Your Friends May Not Be Your Audience

I was watching an episode of Fresh Off the Boat last night in which Jessica realized her husband had never finished reading the novel she wrote. It reminded me of something my marketing-manager husband once said, “Your friends and family are not your audience.”

He’s not entirely correct, of course. Some of your friends and family might be your audience, and some may support your art just to be nice, even though it’s not really their style. But others may never care all that much about the art you produce.

Because our art feels personal, because it reflects our interests, skills, talents, and views, we assume (or at least hope) those to whom we feel closest will love it the way they love us. Sometimes, it can’t help but feel like a bit of a rejection if they don’t.

But where’s the logic in that, really? Art is subjective. If everyone loved the same art, we’d need only one type of artist. So why shouldn’t some of our friends and relatives reject our art, and why does that have to feel personal?

It’s like when you make a big batch of spaghetti for friends, only to discover one doesn’t like tomato sauce. Do you let that ruin the whole evening? Do you beat yourself up over cooking “the wrong thing?” Do you resent them for “rejecting” your dish? Or do you accept it as truth when they say, “That’s okay, I’m happy to just eat the salad, bread, and dessert.” In other words, “That’s okay. We don’t share the same taste in food, but I’m still happy to be in your company.”
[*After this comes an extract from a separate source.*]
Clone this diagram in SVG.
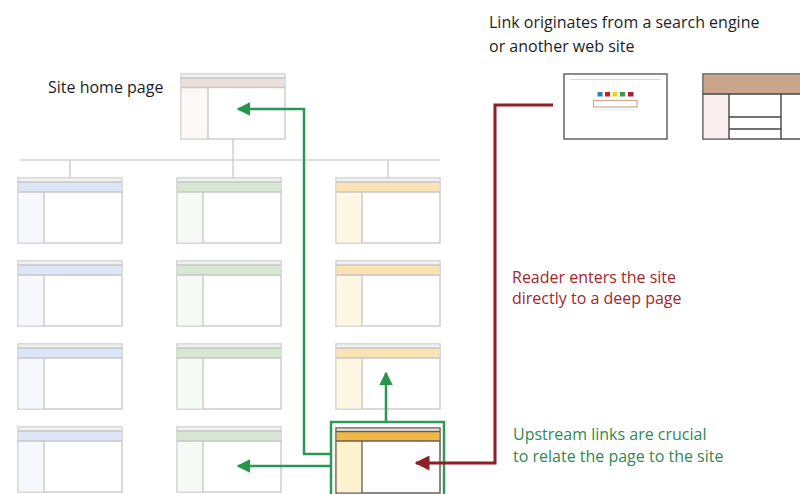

It’s not up to other people to love the things we produce. It’s great if they do, and no big deal if they don’t. Because on the same day your favorite relative confesses he/she doesn’t really “get” your art, some stranger will e-mail to tell you it moved them to tears. Your audience is out there, you just need to find them. And your friends and family are still your friends and family, even if they don’t appreciate your art. This is one hurt you can stop inflicting on yourself.